> **OBJECTIVE**: Retype only what runs from the first line of the records to the line with "ax2 = ax.twinx()", inclusive, and no pictures.

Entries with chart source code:

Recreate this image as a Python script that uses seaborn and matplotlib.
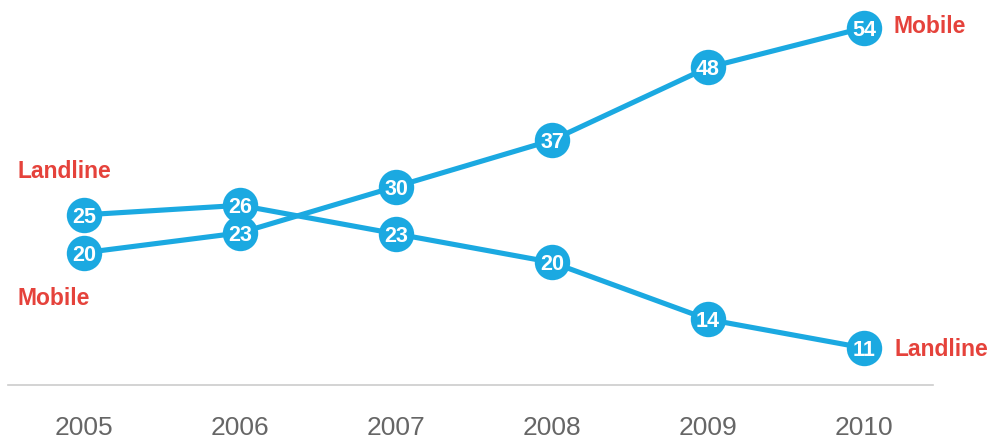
import matplotlib
matplotlib.use("Agg")
import matplotlib.pyplot as plt
import seaborn as sns

# Data
years = [2005, 2006, 2007, 2008, 2009, 2010]
mobile = [20, 23, 30, 37, 48, 54]
landline = [25, 26, 23, 20, 14, 11]

BLUE = "#1BA9E1"
RED = "#E5423B"

sns.set_theme(style="white")
plt.rcParams["font.family"] = ["Liberation Sans", "DejaVu Sans"]

fig = plt.figure(figsize=(9.98, 4.46), dpi=100)
ax = fig.add_axes([0, 0.1368, 1, 0.8632])
ax2 = ax.twinx()

sns.lineplot(x=years, y=mobile, ax=ax, color=BLUE, linewidth=3.7,
             marker="o", markersize=25.5, markeredgewidth=0)
sns.lineplot(x=years, y=landline, ax=ax2, color=BLUE, linewidth=3.7,
             marker="o", markersize=25.5, markeredgewidth=0)

for a, vals in ((ax, mobile), (ax2, landline)):
    for x, v in zip(years, vals):
        a.text(x, v, str(v), color="white", fontsize=15.5, fontweight="bold",
               ha="center", va="center_baseline", zorder=5)

ax.set_xlim(2004.46, 2010.86)
ax2.set_xlim(2004.46, 2010.86)
ax.set_ylim(0, 58.2)
ax2.set_ylim(7.1, 47.6)

# series labels
lab = dict(color=RED, fontsize=16.5, fontweight="bold", textcoords="offset points",
           ha="left", va="center")
ax2.annotate("Landline", xy=(years[0], landline[0]), xytext=(-48, 31), **lab)
ax.annotate("Mobile", xy=(years[0], mobile[0]), xytext=(-48, -33), **lab)
ax.annotate("Mobile", xy=(years[-1], mobile[-1]), xytext=(21, 1), **lab)
ax2.annotate("Landline", xy=(years[-1], landline[-1]), xytext=(22, -1), **lab)

for a in (ax, ax2):
    for s in ("top", "right", "left"):
        a.spines[s].set_visible(False)
    a.set_yticks([])
    a.set_ylabel("")
ax2.spines["bottom"].set_visible(False)
ax2.tick_params(axis="x", length=0, labelbottom=False)

ax.spines["bottom"].set_color("#cccccc")
ax.spines["bottom"].set_linewidth(1.2)
ax.spines["bottom"].set_bounds(2004.51, 2010.44)
ax.set_xticks(years)
ax.set_xticklabels([str(y) for y in years])
ax.tick_params(axis="x", length=0, pad=22, labelsize=19, labelcolor="#666666")
ax.patch.set_alpha(0)

fig.savefig("out.png", dpi=100)
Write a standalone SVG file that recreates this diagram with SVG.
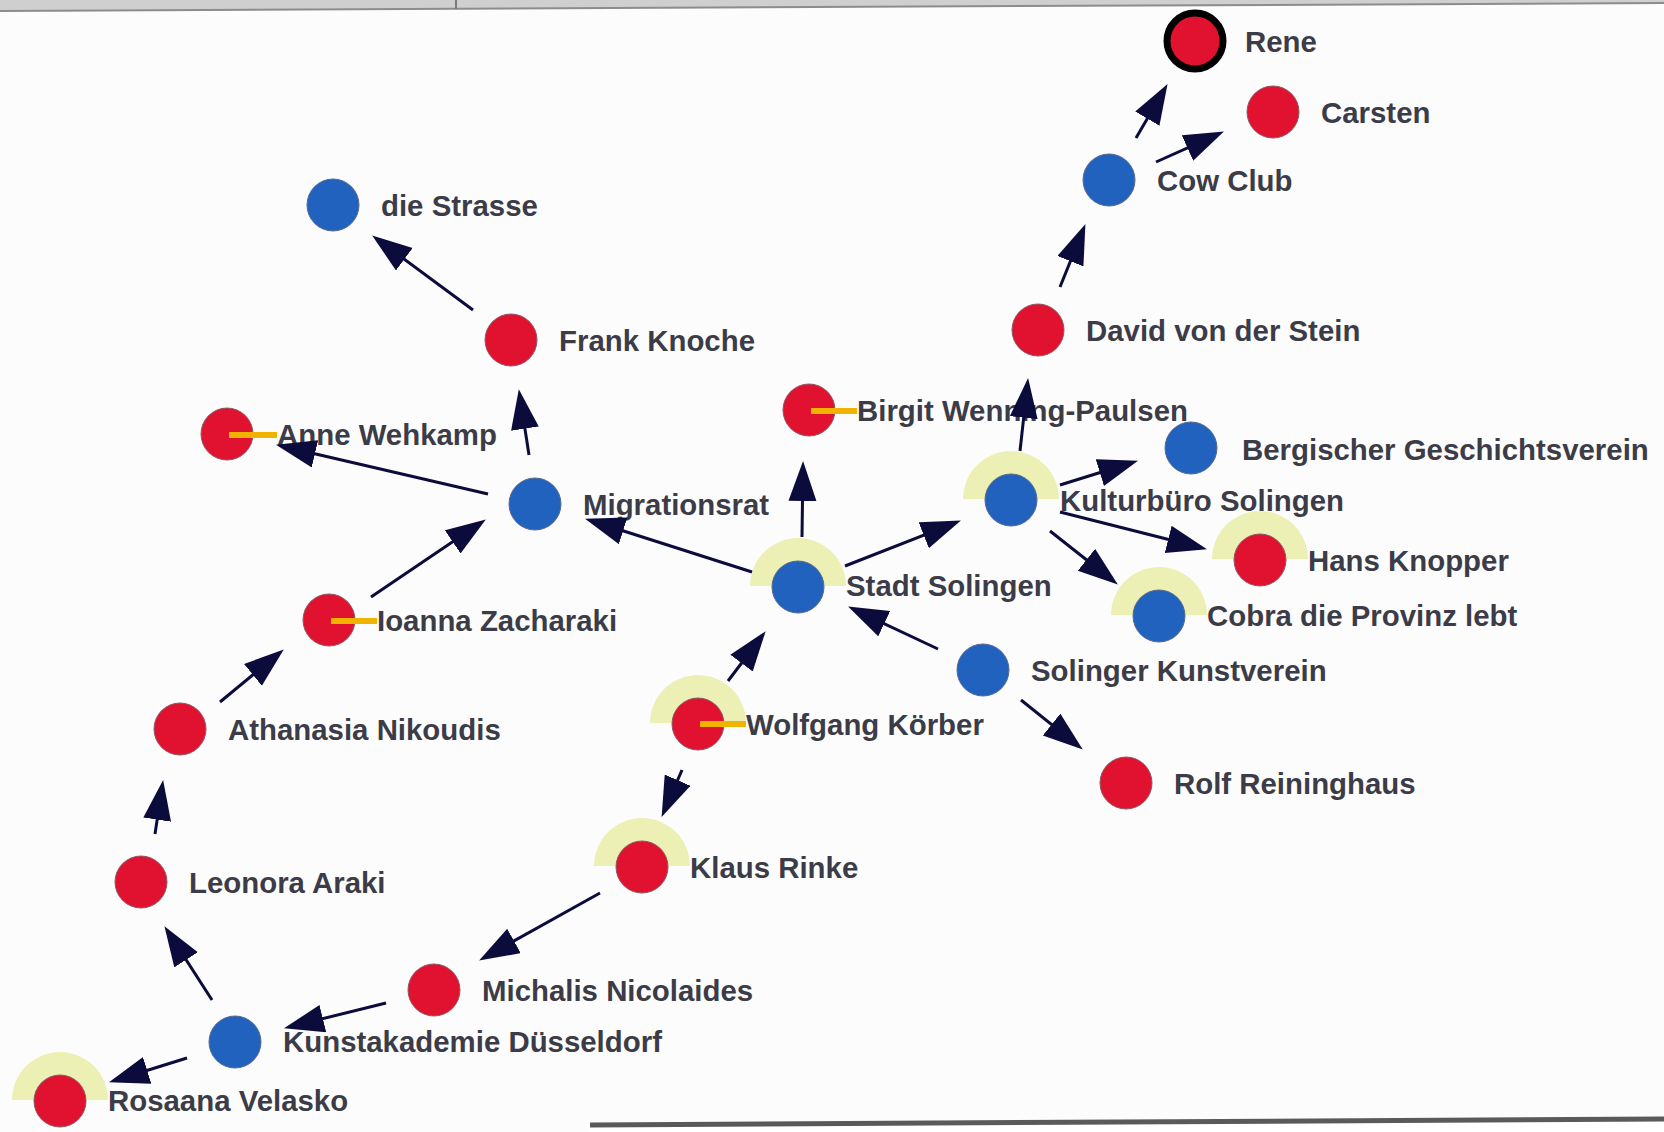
<svg xmlns="http://www.w3.org/2000/svg" width="1664" height="1132" viewBox="0 0 1664 1132">
  <style>
    .bg { fill: #fcfcfc; }
    .halo { fill: #edf0b4; }
    .red { fill: #e1122f; stroke: #8a5a66; stroke-width: 1; }
    .blue { fill: #2262bf; stroke: #5a6a8a; stroke-width: 1; }
    .sel { stroke: #000000; stroke-width: 7; }
    .tag { stroke: #f2b300; stroke-width: 6; }
    .lbl { font-family: "Liberation Sans", Arial, sans-serif; font-weight: bold; font-size: 29.4px; fill: #3c3c48; }
    .edge { stroke: #0c0c3c; stroke-width: 3; fill: none; marker-end: url(#arrow); }
  </style>
  <defs>
    <marker id="arrow" markerUnits="userSpaceOnUse" markerWidth="42" markerHeight="30" viewBox="0 0 42 30" refX="29" refY="14" orient="auto">
      <path d="M0,0 L40,14 L0,28 Z" fill="#0c0c3c"/>
    </marker>
    <path id="halo" d="M-48,-1 A48,48 0 0 1 48,-1 Z"/>
  </defs>

  <rect class="bg" x="0" y="0" width="1664" height="1132"/>

  <!-- window frame remnants -->
  <g id="frame">
    <polygon points="0,0 1664,0 1664,3 0,11" fill="#cfcfcf"/>
    <line x1="0" y1="11" x2="1664" y2="3" stroke="#8c8c8c" stroke-width="2"/>
    <line x1="456" y1="0" x2="456" y2="9" stroke="#7a7a7a" stroke-width="2"/>
    <polygon points="590,1126 1664,1118 1664,1132 590,1132" fill="#ffffff"/>
    <line x1="590" y1="1125" x2="1664" y2="1119" stroke="#5a5a5a" stroke-width="5"/>
  </g>

  <g id="nodes">
    <g id="n-rene" transform="translate(1195,41)">
      <circle r="28" class="red sel"/>
      <text class="lbl" x="50" y="11">Rene</text>
    </g>
    <g id="n-carsten" transform="translate(1273,112)">
      <circle r="26" class="red"/>
      <text class="lbl" x="48" y="11">Carsten</text>
    </g>
    <g id="n-cowclub" transform="translate(1109,180)">
      <circle r="26" class="blue"/>
      <text class="lbl" x="48" y="11">Cow Club</text>
    </g>
    <g id="n-strasse" transform="translate(333,205)">
      <circle r="26" class="blue"/>
      <text class="lbl" x="48" y="11">die Strasse</text>
    </g>
    <g id="n-frank" transform="translate(511,340)">
      <circle r="26" class="red"/>
      <text class="lbl" x="48" y="11">Frank Knoche</text>
    </g>
    <g id="n-david" transform="translate(1038,330)">
      <circle r="26" class="red"/>
      <text class="lbl" x="48" y="11">David von der Stein</text>
    </g>
    <g id="n-birgit" transform="translate(809,410)">
      <circle r="26" class="red"/>
      <line class="tag" x1="2" y1="1" x2="48" y2="1"/>
      <text class="lbl" x="48" y="11">Birgit Wenning-Paulsen</text>
    </g>
    <g id="n-anne" transform="translate(227,434)">
      <circle r="26" class="red"/>
      <line class="tag" x1="2" y1="1" x2="50" y2="1"/>
      <text class="lbl" x="50" y="11">Anne Wehkamp</text>
    </g>
    <g id="n-bergischer" transform="translate(1191,448)">
      <circle r="26" class="blue"/>
      <text class="lbl" x="51" y="12">Bergischer Geschichtsverein</text>
    </g>
    <g id="n-migrationsrat" transform="translate(535,504)">
      <circle r="26" class="blue"/>
      <text class="lbl" x="48" y="11">Migrationsrat</text>
    </g>
    <g id="n-kulturbuero" transform="translate(1011,500)">
      <use href="#halo" class="halo"/>
      <circle r="26" class="blue"/>
      <text class="lbl" x="49" y="11">Kulturbüro Solingen</text>
    </g>
    <g id="n-hans" transform="translate(1260,560)">
      <use href="#halo" class="halo"/>
      <circle r="26" class="red"/>
      <text class="lbl" x="48" y="11">Hans Knopper</text>
    </g>
    <g id="n-stadt" transform="translate(798,587)">
      <use href="#halo" class="halo"/>
      <circle r="26" class="blue"/>
      <text class="lbl" x="48" y="9">Stadt Solingen</text>
    </g>
    <g id="n-cobra" transform="translate(1159,616)">
      <use href="#halo" class="halo"/>
      <circle r="26" class="blue"/>
      <text class="lbl" x="48" y="10">Cobra die Provinz lebt</text>
    </g>
    <g id="n-ioanna" transform="translate(329,620)">
      <circle r="26" class="red"/>
      <line class="tag" x1="2" y1="1" x2="48" y2="1"/>
      <text class="lbl" x="48" y="11">Ioanna Zacharaki</text>
    </g>
    <g id="n-kunstverein" transform="translate(983,670)">
      <circle r="26" class="blue"/>
      <text class="lbl" x="48" y="11">Solinger Kunstverein</text>
    </g>
    <g id="n-athanasia" transform="translate(180,729)">
      <circle r="26" class="red"/>
      <text class="lbl" x="48" y="11">Athanasia Nikoudis</text>
    </g>
    <g id="n-wolfgang" transform="translate(698,724)">
      <use href="#halo" class="halo"/>
      <circle r="26" class="red"/>
      <line class="tag" x1="2" y1="0" x2="48" y2="0"/>
      <text class="lbl" x="48" y="11">Wolfgang Körber</text>
    </g>
    <g id="n-rolf" transform="translate(1126,783)">
      <circle r="26" class="red"/>
      <text class="lbl" x="48" y="11">Rolf Reininghaus</text>
    </g>
    <g id="n-klaus" transform="translate(642,867)">
      <use href="#halo" class="halo"/>
      <circle r="26" class="red"/>
      <text class="lbl" x="48" y="11">Klaus Rinke</text>
    </g>
    <g id="n-leonora" transform="translate(141,882)">
      <circle r="26" class="red"/>
      <text class="lbl" x="48" y="11">Leonora Araki</text>
    </g>
    <g id="n-michalis" transform="translate(434,990)">
      <circle r="26" class="red"/>
      <text class="lbl" x="48" y="11">Michalis Nicolaides</text>
    </g>
    <g id="n-kunstakademie" transform="translate(235,1042)">
      <circle r="26" class="blue"/>
      <text class="lbl" x="48" y="10">Kunstakademie Düsseldorf</text>
    </g>
    <g id="n-rosaana" transform="translate(60,1101)">
      <use href="#halo" class="halo"/>
      <circle r="26" class="red"/>
      <text class="lbl" x="48" y="10">Rosaana Velasko</text>
    </g>
  </g>

  <g id="connectors">
    <line class="edge" x1="473" y1="310" x2="381" y2="242"/>
    <line class="edge" x1="529" y1="455" x2="520.5" y2="400"/>
    <line class="edge" x1="488" y1="494" x2="286.7" y2="447.3"/>
    <line class="edge" x1="371" y1="597" x2="476.7" y2="525.6"/>
    <line class="edge" x1="220" y1="702" x2="275.3" y2="656.4"/>
    <line class="edge" x1="155" y1="834" x2="161.5" y2="790.9"/>
    <line class="edge" x1="212" y1="1000" x2="170.4" y2="935.4"/>
    <line class="edge" x1="386" y1="1003" x2="294.7" y2="1025.6"/>
    <line class="edge" x1="187" y1="1058" x2="119.5" y2="1079"/>
    <line class="edge" x1="600" y1="893" x2="488.7" y2="955.1"/>
    <line class="edge" x1="682" y1="770" x2="666" y2="806.8"/>
    <line class="edge" x1="728" y1="681" x2="759" y2="640"/>
    <line class="edge" x1="752" y1="572" x2="595.5" y2="522"/>
    <line class="edge" x1="802" y1="537" x2="802.9" y2="472"/>
    <line class="edge" x1="845" y1="566" x2="950.7" y2="524.6"/>
    <line class="edge" x1="938" y1="649" x2="858" y2="611.3"/>
    <line class="edge" x1="1021" y1="700" x2="1074.2" y2="742.7"/>
    <line class="edge" x1="1020" y1="451" x2="1026.9" y2="388.9"/>
    <line class="edge" x1="1060" y1="485" x2="1127.5" y2="464"/>
    <line class="edge" x1="1060" y1="512" x2="1196.3" y2="546.5"/>
    <line class="edge" x1="1050" y1="531" x2="1109.2" y2="577.8"/>
    <line class="edge" x1="1060" y1="287" x2="1081.3" y2="234.3"/>
    <line class="edge" x1="1136" y1="138" x2="1162" y2="93.6"/>
    <line class="edge" x1="1156" y1="162" x2="1213.9" y2="136.1"/>
  </g>
</svg>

> **EXERCISE OUTPUT**:
Recreate this image as a Python script that uses seaborn and matplotlib.
import matplotlib
matplotlib.use("Agg")
import matplotlib.pyplot as plt
import seaborn as sns

# Data
years = [2005, 2006, 2007, 2008, 2009, 2010]
mobile = [20, 23, 30, 37, 48, 54]
landline = [25, 26, 23, 20, 14, 11]

BLUE = "#1BA9E1"
RED = "#E5423B"

sns.set_theme(style="white")
plt.rcParams["font.family"] = ["Liberation Sans", "DejaVu Sans"]

fig = plt.figure(figsize=(9.98, 4.46), dpi=100)
ax = fig.add_axes([0, 0.1368, 1, 0.8632])
ax2 = ax.twinx()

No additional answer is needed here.